El fundamento teológico del sistema sacrificial del Antiguo Testamento se da en Levítico 17:11 —“Porque la vida [nephesh] de la carne en la sangre está, y yo os la he dado para hacer expiación sobre el altar por vuestras almas; y la misma sangre hará expiación de la persona”. El nephesh de un animal era su fuente de vida, el principio impulsor o vivificador, y Dios había “dado” (nathan, nombrar, establecer) esta disposición para aproximarse a él. El animal era incapaz de tener responsabilidad, personalidad o libertad; actuaba por instinto o por la necesidad de la naturaleza. Desde el punto de vista moral la víctima sacrificial no tenía pecados o culpas y se convertía en el vehículo de perdón de los pecados del que ofrecía el sacrificio. La expiación era “por motivo del” (preposición beth) nephesh, que era la vida inocente que era llevada a la muerte, y sobre esa base Dios otorgaba la expiación de los pecados de la gente.

Esto no significaba que la sangre animal en sí misma (sus componentes químicos) asegurara la expiación; sino que se trataba de la sangre “haciendo expiación de la persona”. Pero no había expiación hasta que se ofrecía la sangre del animal, por tanto el sacrificio no era sencillamente una exteriorización simbólica o pantomima teológica.

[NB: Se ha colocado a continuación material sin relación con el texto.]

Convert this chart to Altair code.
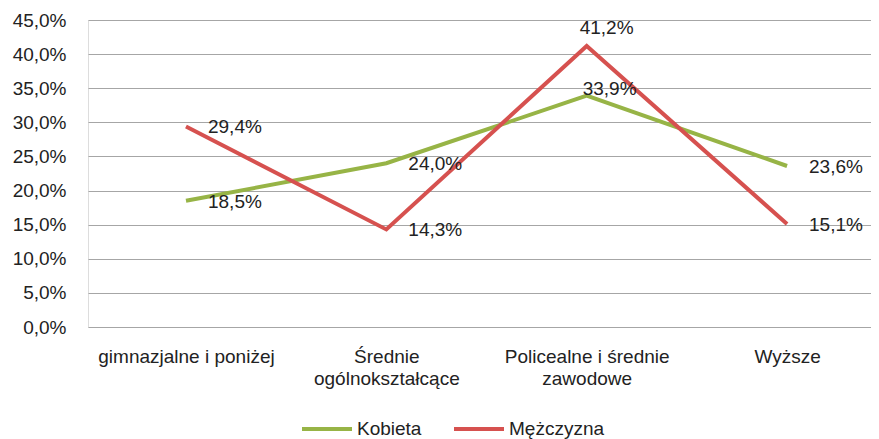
import altair as alt
import pandas as pd

categories = ["gimnazjalne i poniżej", "Średnie ogólnokształcące", "Policealne i średnie zawodowe", "Wyższe"]
kobieta = [18.5, 24.0, 33.9, 23.6]
mezczyzna = [29.4, 14.3, 41.2, 15.1]
series = ["Kobieta", "Mężczyzna"]
colors = ["#97B446", "#D6514F"]
y_ticks = [0, 5, 10, 15, 20, 25, 30, 35, 40, 45]

rows = []
for s, vals in zip(series, [kobieta, mezczyzna]):
    for i, (c, v) in enumerate(zip(categories, vals)):
        rows.append({"idx": i, "kat": c, "seria": s, "wartosc": v})
df = pd.DataFrame(rows)

FONT = "Liberation Sans"
FS = 19
TXT = "#222222"

label_map = (
    "datum.value == 0 ? 'gimnazjalne i poniżej' : "
    "datum.value == 1 ? ['Średnie', 'ogólnokształcące'] : "
    "datum.value == 2 ? ['Policealne i średnie', 'zawodowe'] : 'Wyższe'"
)

x_enc = alt.X(
    "idx:Q",
    scale=alt.Scale(domain=[-0.489, 3.419], nice=False, zero=False),
    axis=alt.Axis(
        title=None,
        values=[0, 1, 2, 3],
        labelAngle=0,
        ticks=False,
        domain=False,
        grid=False,
        labelFont=FONT,
        labelFontSize=FS,
        labelColor=TXT,
        labelPadding=20,
        labelLineHeight=22,
        labelFlush=False,
        labelOverlap=False,
        labelExpr=label_map,
    ),
)
y_enc = alt.Y(
    "wartosc:Q",
    scale=alt.Scale(domain=[0, 45], nice=False),
    axis=alt.Axis(
        title=None,
        values=y_ticks,
        ticks=False,
        domain=False,
        gridColor="#A6A6A6",
        gridWidth=1.2,
        labelFont=FONT,
        labelFontSize=FS,
        labelColor=TXT,
        labelPadding=22,
        labelExpr="replace(format(datum.value, '.1f'), '.', ',') + '%'",
    ),
)
color_enc = alt.Color(
    "seria:N",
    sort=series,
    scale=alt.Scale(domain=series, range=colors),
    legend=alt.Legend(
        title=None,
        orient="none",
        direction="horizontal",
        legendX=212,
        legendY=382,
        symbolType="stroke",
        symbolSize=2500,
        symbolStrokeWidth=4,
        labelFont=FONT,
        labelFontSize=FS,
        labelColor=TXT,
        labelOffset=3,
        columnPadding=24,
    ),
)

base = alt.Chart(df)

lines = base.mark_line(strokeWidth=4).encode(x=x_enc, y=y_enc, color=color_enc, detail="seria:N")

fmt = "replace(format(datum.wartosc, '.1f'), '.', ',') + '%'"

labels_side = base.transform_filter(
    alt.datum.idx != 2
).transform_calculate(t=fmt).mark_text(
    align="left", baseline="middle", font=FONT, fontSize=FS, color=TXT, dx=22, dy=1
).encode(x=x_enc, y=y_enc, text="t:N")

labels_k = base.transform_filter(
    (alt.datum.idx == 2) & (alt.datum.seria == "Kobieta")
).transform_calculate(t=fmt).mark_text(
    align="left", baseline="middle", font=FONT, fontSize=FS, color=TXT, dx=-4, dy=-7
).encode(x=x_enc, y=y_enc, text="t:N")

labels_m = base.transform_filter(
    (alt.datum.idx == 2) & (alt.datum.seria == "Mężczyzna")
).transform_calculate(t=fmt).mark_text(
    align="left", baseline="middle", font=FONT, fontSize=FS, color=TXT, dx=-7, dy=-18
).encode(x=x_enc, y=y_enc, text="t:N")

chart = alt.layer(lines, labels_side, labels_k, labels_m).properties(
    width=783,
    height=307,
    autosize=alt.AutoSizeParams(type="none"),
    padding={"left": 80, "top": 12, "right": 0, "bottom": 118},
).configure_view(stroke=None).configure(background="white")

chart.save("out.html", embed_options={"renderer": "svg", "actions": False})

Los sacrificios animales del Antiguo Testamento tenían un significado triple. Las ofrendas eran típicas; apuntaban hacia el sacrificio perfecto del Cordero de Dios. Eran teocráticas; otorgaban perdón civil y restauraban el prestigio de la persona en la comunidad teocrática. Y parece cierto que los sacrificios también eran morales; si se ofrecían con verdadera fe en Dios y en su revelación, ellos eliminaban la culpa moral real. En numerosas ocasiones la ley le prometía al que ofrecía que “le hará el sacerdote expiación de su pecado que habrá cometido, y será perdonado” (Lv. 4:35).

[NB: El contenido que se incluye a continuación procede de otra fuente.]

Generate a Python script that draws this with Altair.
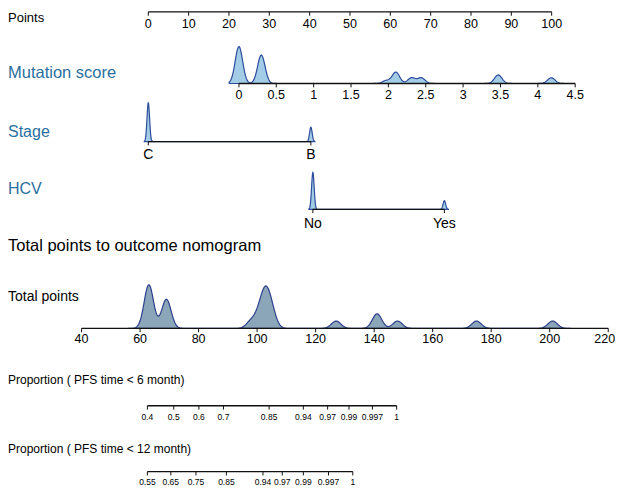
import altair as alt
import numpy as np
import pandas as pd

# ---------------- data ----------------
points_ticks = [0, 10, 20, 30, 40, 50, 60, 70, 80, 90, 100]

mutation_ticks = [0, 0.5, 1, 1.5, 2, 2.5, 3, 3.5, 4, 4.5]
mutation_ticklabels = ["0", "0.5", "1", "1.5", "2", "2.5", "3", "3.5", "4", "4.5"]
mutation_values = [0, 0.3, 1.97, 2.1, 2.31, 2.44, 3.47, 4.18]
mutation_counts = [13, 10, 1, 4, 2, 2, 3, 2]

stage_levels = ["C", "B"]
stage_points = [0, 40.3]
stage_counts = [27, 10]

hcv_levels = ["No", "Yes"]
hcv_points = [40.8, 73.4]
hcv_counts = [30, 7]

total_ticks = [40, 60, 80, 100, 120, 140, 160, 180, 200, 220]
total_values = [63, 69, 98, 101, 103, 105, 127, 141, 148, 175, 201]
total_counts = [6, 4, 1, 2, 4, 2, 1, 2, 1, 1, 1]

prob6_labels = ["0.4", "0.5", "0.6", "0.7", "0.85", "0.94", "0.97", "0.99", "0.997", "1"]
prob6_total_points = [62.5, 71.5, 80.1, 88.5, 104.1, 115.8, 124.1, 131.4, 139.4, 147.7]

prob12_labels = ["0.55", "0.65", "0.75", "0.85", "0.94", "0.97", "0.99", "0.997", "1"]
prob12_total_points = [62.5, 70.5, 79.1, 89.5, 102.0, 108.6, 115.8, 124.4, 132.7]

# ---------------- layout / style ----------------
W, H = 607, 480
REF_W, REF_H = 623, 496
FONT = "Liberation Sans"
BLUE_TXT = "#2a6f9e"
FILL1, STROKE1 = "#a3cde6", "#2c4c9c"
FILL2, STROKE2 = "#8ca6b9", "#2c3f8c"

YS = alt.Scale(domain=[0, REF_H], reverse=True, nice=False, zero=False)


def scale_for(x0_ref, px_per_unit, unit_at_x0=0.0):
    lo = unit_at_x0 + (0 - x0_ref) / px_per_unit
    hi = unit_at_x0 + (REF_W - x0_ref) / px_per_unit
    return alt.Scale(domain=[lo, hi], nice=False, zero=False)


PTS = scale_for(144.0, 4.14)
MUT = scale_for(237.0, 76.7)
TOT = scale_for(75.5, 3.003, 40.0)


def yd(v):
    return alt.Y(datum=v, scale=YS, axis=None)


def axis(values, labels, scale, y_line, y_lab, size, tick=4, last_right=False):
    df = pd.DataFrame({"v": values, "lab": labels})
    base = alt.Chart(df)
    line = base.mark_rule(color="#111111", strokeWidth=1.3).encode(
        x=alt.X("min(v):Q", scale=scale, axis=None), x2="max(v):Q", y=yd(y_line)
    )
    ticks = base.mark_rule(color="#111111", strokeWidth=1).encode(
        x=alt.X("v:Q", scale=scale, axis=None), y=yd(y_line), y2=alt.Y2(datum=y_line + tick)
    )
    out = [line, ticks]
    if last_right:
        main = alt.Chart(df.iloc[:-1])
        last = alt.Chart(df.iloc[-1:])
        out.append(
            last.mark_text(fontSize=size, font=FONT, color="black", baseline="middle", align="right", dx=7).encode(
                x=alt.X("v:Q", scale=scale, axis=None), y=yd(y_lab), text="lab:N"
            )
        )
    else:
        main = base
    out.append(
        main.mark_text(fontSize=size, font=FONT, color="black", baseline="middle").encode(
            x=alt.X("v:Q", scale=scale, axis=None), y=yd(y_lab), text="lab:N"
        )
    )
    return out


def density(values, counts, scale, bw, extent, steps, base, height, fill, stroke):
    df = pd.DataFrame({"v": np.repeat(np.array(values, dtype=float), counts)})
    return (
        alt.Chart(df)
        .transform_density("v", as_=["v", "density"], bandwidth=bw, extent=extent, steps=steps)
        .transform_joinaggregate(maxd="max(density)")
        .transform_calculate(top=f"{base} - datum.density / datum.maxd * {height}")
        .mark_area(fill=fill, stroke=stroke, strokeWidth=1.2)
        .encode(
            x=alt.X("v:Q", scale=scale, axis=None),
            y=alt.Y("top:Q", scale=YS, axis=None),
            y2=alt.Y2(datum=base),
        )
    )


def label(text, y, size, color="black"):
    return (
        alt.Chart(pd.DataFrame({"t": [text]}))
        .mark_text(align="left", baseline="middle", fontSize=size, font=FONT, color=color)
        .encode(x=alt.value(0), y=yd(y), text="t:N")
    )


layers = []
# Points row
layers += [label("Points", 10, 13)]
layers += axis(points_ticks, [str(t) for t in points_ticks], PTS, 4, 17, 12.5)

# Mutation score
layers += [label("Mutation score", 67, 16.5, BLUE_TXT)]
layers += [density(mutation_values, mutation_counts, MUT, 0.05, [-0.13, 4.35], 500, 78, 38, FILL1, STROKE1)]
layers += axis(mutation_ticks, mutation_ticklabels, MUT, 78, 90, 12.5)

# Stage
layers += [label("Stage", 128, 16, BLUE_TXT)]
layers += [density(stage_points, stage_counts, PTS, 0.32, [-1.0, 41.3], 900, 138, 40, FILL1, STROKE1)]
layers += axis(stage_points, stage_levels, PTS, 138, 152, 14)

# HCV
layers += [label("HCV", 187, 16, BLUE_TXT)]
layers += [density(hcv_points, hcv_counts, PTS, 0.32, [39.8, 74.4], 800, 208, 38, FILL1, STROKE1)]
layers += axis(hcv_points, hcv_levels, PTS, 208, 223, 14)

# Total points
layers += [label("Total points to outcome nomogram", 246, 16.5)]
layers += [label("Total points", 299, 14)]
layers += [density(total_values, total_counts, TOT, 1.6, [56, 207], 600, 331, 45, FILL2, STROKE2)]
layers += axis(total_ticks, [str(t) for t in total_ticks], TOT, 331, 342, 12.5, last_right=True)

# Proportion axes
layers += [label("Proportion ( PFS time < 6 month)", 384, 12)]
layers += axis(prob6_total_points, prob6_labels, TOT, 411, 423, 8.5)
layers += [label("Proportion ( PFS time < 12 month)", 456, 12)]
layers += axis(prob12_total_points, prob12_labels, TOT, 479, 490, 8.5)

chart = (
    alt.layer(*layers)
    .resolve_scale(x="independent")
    .properties(width=W, height=H, padding=0, autosize=alt.AutoSizeParams(type="none"), background="white")
    .configure_view(strokeWidth=0)
)

chart.save("out.html", embed_options={"renderer": "svg", "actions": False})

Las ofrendas cumplían un doble propósito.[1] El propósito revelado de Dios en estos sacrificios animales era asegurar la expiación y el perdón, así como obtener restauración conforme a la norma del pacto (Lv. 4:26, 31, 35; Sal. 51:9; Is. 38:17; Mi. 7:19). El propósito oculto del sistema sacrificial era su esperanza en la futura consumación del sacrificio perfecto de Cristo. Los creyentes del Antiguo Testamento morían en fe pero, “no recibieron lo prometido; proveyendo Dios alguna cosa mejor para nosotros, para que no fuesen ellos perfeccionados aparte de nosotros” (He. 11:39-40). Esto no significa sin embargo que el creyente del Antiguo Testamento no obtuviese perdón; sí obtenía un perdón verdadero por sus pecados, o dicho de mejor manera, una expiación práctica de sus pecados. Cada día de su vida, tras estar en el altar, podía decir, “Cuanto está lejos el oriente del occidente, Hizo alejar de nosotros nuestras rebeliones” (Sal. 103:12).

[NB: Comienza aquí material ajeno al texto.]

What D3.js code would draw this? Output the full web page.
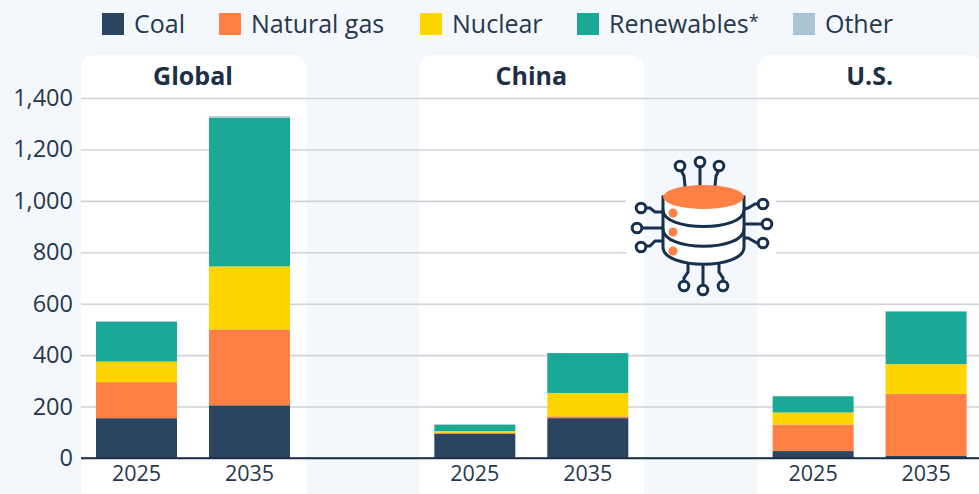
<!DOCTYPE html>
<html><head><meta charset="utf-8">
<script src="https://cdn.jsdelivr.net/npm/d3@7"></script>
<style>html,body{margin:0;padding:0;background:#f4f7fb;overflow:hidden}svg{display:block}text{font-family:"Open Sans",sans-serif}</style>
</head><body><svg id="c" width="979" height="494"></svg>
<script>
const regions = ["Global","China","U.S."];
const years = ["2025","2035"];
const seriesNames = ["Coal","Natural gas","Nuclear","Renewables","Other"];
const seriesMarks = ["","","","*",""];
const seriesColors = ["#2b4560","#ff8045","#ffd500","#1aa897","#a9c4d2"];
const coal       = [155,205, 95,155, 27,  8];
const naturalGas = [140,295,  3,  7,103,242];
const nuclear    = [ 80,245,  7, 91, 47,115];
const renewables = [155,578, 25,155, 63,205];
const other      = [  3,  6,  0,  0,  0,  0];
const yTicks = [0,200,400,600,800,1000,1200,1400];
const legendX = [102,219,420,577,793];

const W=979,H=494,BG="#f4f7fb",INK="#1c2f47";
const svg=d3.select("#c");
svg.append("rect").attr("width",W).attr("height",H).attr("fill",BG);
const y=d3.scaleLinear().domain([0,1400]).range([458,98]);
const panel=d3.scaleBand().domain(regions).range([81,982.6]).paddingInner(0.335).paddingOuter(0);
const rows=[];
regions.forEach((r,i)=>years.forEach((yr,j)=>{const k=i*2+j;
  rows.push({region:r,year:yr,Coal:coal[k],"Natural gas":naturalGas[k],Nuclear:nuclear[k],Renewables:renewables[k],Other:other[k]});}));
const stacked=d3.stack().keys(seriesNames)(rows);
// panels
svg.selectAll("rect.panel").data(regions).join("rect").attr("class","panel")
  .attr("x",d=>panel(d)).attr("y",55).attr("width",panel.bandwidth()).attr("height",H).attr("rx",14).attr("fill","#fff");
svg.selectAll("text.title").data(regions).join("text").attr("class","title")
  .attr("x",d=>panel(d)+panel.bandwidth()/2-0.5).attr("y",85).attr("text-anchor","middle")
  .attr("font-size",25).attr("font-weight",700).attr("fill",INK).text(d=>d);
// gridlines and y axis
const yAxis=svg.append("g").attr("transform","translate(81,0)")
  .call(d3.axisLeft(y).tickValues(yTicks).tickSize(-898).tickPadding(8).tickFormat(d3.format(",")));
yAxis.select(".domain").remove();
yAxis.selectAll("line").attr("stroke","#cfd3d8").attr("stroke-width",1.6);
yAxis.selectAll("line").filter(d=>d===0).attr("stroke",INK).attr("stroke-width",1.6);
yAxis.selectAll("text").attr("font-size",23.5).attr("fill","#25384f").attr("font-family",'"Open Sans",sans-serif');
// x bands per panel
const xFor=r=>d3.scaleBand().domain(years).range([panel(r)+15,panel(r)+209]).paddingInner(0.283).paddingOuter(0);
svg.append("g").selectAll("g").data(stacked).join("g").attr("fill",(d,i)=>seriesColors[i])
  .selectAll("rect").data(d=>d).join("rect")
  .attr("x",d=>xFor(d.data.region)(d.data.year))
  .attr("width",d=>xFor(d.data.region).bandwidth())
  .attr("y",d=>y(d[1])).attr("height",d=>y(d[0])-y(d[1]));
regions.forEach(r=>{
  const ax=svg.append("g").attr("transform","translate(0,458)").call(d3.axisBottom(xFor(r)).tickSize(0).tickPadding(8));
  ax.select(".domain").remove();
  ax.selectAll("text").attr("font-size",21.5).attr("fill","#25384f").attr("font-family",'"Open Sans",sans-serif');
});
// baseline over bars
svg.append("line").attr("x1",81).attr("x2",W).attr("y1",y(0)).attr("y2",y(0)).attr("stroke",INK).attr("stroke-width",1.6);
// legend
const leg=svg.append("g").selectAll("g").data(seriesNames).join("g").attr("transform",(d,i)=>`translate(${legendX[i]},13)`);
leg.append("rect").attr("width",22).attr("height",22).attr("fill",(d,i)=>seriesColors[i]);
const lt=leg.append("text").attr("x",32).attr("y",20).attr("font-size",25).attr("fill","#25384f").text(d=>d);
lt.append("tspan").attr("font-size",18).attr("dy",-5).text((d,i)=>seriesMarks[i]);
// icon: cut-outs hiding gridlines behind it
const panelUS=panel("U.S."),panelCN=panel("China")+panel.bandwidth();
svg.append("rect").attr("x",626).attr("y",190).attr("width",panelCN-626).attr("height",75).attr("fill","#fff");
svg.append("rect").attr("x",panelCN).attr("y",190).attr("width",panelUS-panelCN).attr("height",75).attr("fill",BG);
svg.append("rect").attr("x",panelUS).attr("y",190).attr("width",776-panelUS).attr("height",75).attr("fill","#fff");
const ic=svg.append("g").attr("fill","none").attr("stroke","#17304d").attr("stroke-width",3).attr("stroke-linecap","round");
const wires=[
 "M685,186L684,176L681,170","M700,186V167","M715,186L716,176L719,170",
 "M664,212H655L650,208H645","M664,228H642","M664,241H655L650,246H645",
 "M744,209L748,208L755,204H759","M744,224H763","M744,238H748L757,243H759",
 "M688,264V272L684,278V281","M703,264V285","M719,264V272L723,278V281"];
ic.selectAll("path.w").data(wires).join("path").attr("class","w").attr("d",d=>d);
const nodes=[[680,166],[700,162],[719,166],[641,208],[637,228],[641,247],[763,204],[767,224],[763,243],[684,286],[703,290],[723,286]];
ic.selectAll("circle.n").data(nodes).join("circle").attr("class","n").attr("cx",d=>d[0]).attr("cy",d=>d[1]).attr("r",4.8).attr("fill","#fff");
ic.append("path").attr("fill","#fff").attr("d","M663,197V247C663,270,744,270,744,247V197Z");
ic.append("path").attr("d","M663,210C663,232,744,232,744,210");
ic.append("path").attr("d","M663,229C663,252,744,252,744,229");
svg.append("ellipse").attr("cx",703.5).attr("cy",197).attr("rx",40.5).attr("ry",12).attr("fill","#ff8045");
svg.selectAll("circle.d").data([[673,213],[673,232],[673,251]]).join("circle").attr("class","d")
  .attr("cx",d=>d[0]).attr("cy",d=>d[1]).attr("r",4.5).attr("fill","#ff8045");
</script></body></html>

En estos sacrificios animales el pecado objetivo necesitaba un sacrificio objetivo para que no existiera ni la más mínima noción en la mente de Dios de que había una finalidad ética en esta transacción. Él perdonaba a los pecadores “a crédito” validando los sacrificios animales sobre la base del sacrificio venidero de Cristo, el Cordero “destinado desde antes de la fundación del mundo” (1 P. 1:20) para llevar nuestros pecados. Dios, en su paciencia, “pasó por alto” los pecados de los creyentes del Antiguo Testamento (Ro. 3:25) habiendo predestinado la eliminación final que vendría con el sacrificio expiatorio infinito de Cristo. Este sacrificio también trajo “remisión de las transgresiones que había bajo el primer pacto” (He. 9:15).

El autor de Hebreos explica cuidadosamente que la expiación de Jesucristo ha cumplido y reemplazado el sistema sacrificial que había funcionado durante milenios. No existe sacerdocio o vía de acercamiento hacia Dios que no sea la del “…camino nuevo y vivo que él [Cristo] nos abrió a través del velo, esto es, de su carne” (He. 10:20). Su sacrificio fue final e infinito: “…pero ahora, en la consumación de los siglos, se presentó una vez para siempre por el sacrificio de sí mismo para quitar de en medio el pecado” (He. 9:26). Su expiación también es eternamente permanente: Él “[ofreció] una vez para siempre un solo sacrificio por los pecados”. La frase “para siempre” es la traducción de “eis to dienekes”, y su significado implica perpetuamente o continuamente. 


[1] Ver Hobart E. Freeman, “The Problem of the Efficacy of Old Testament Sacrifices,” GJ 4 (invierno 1963): 21-28.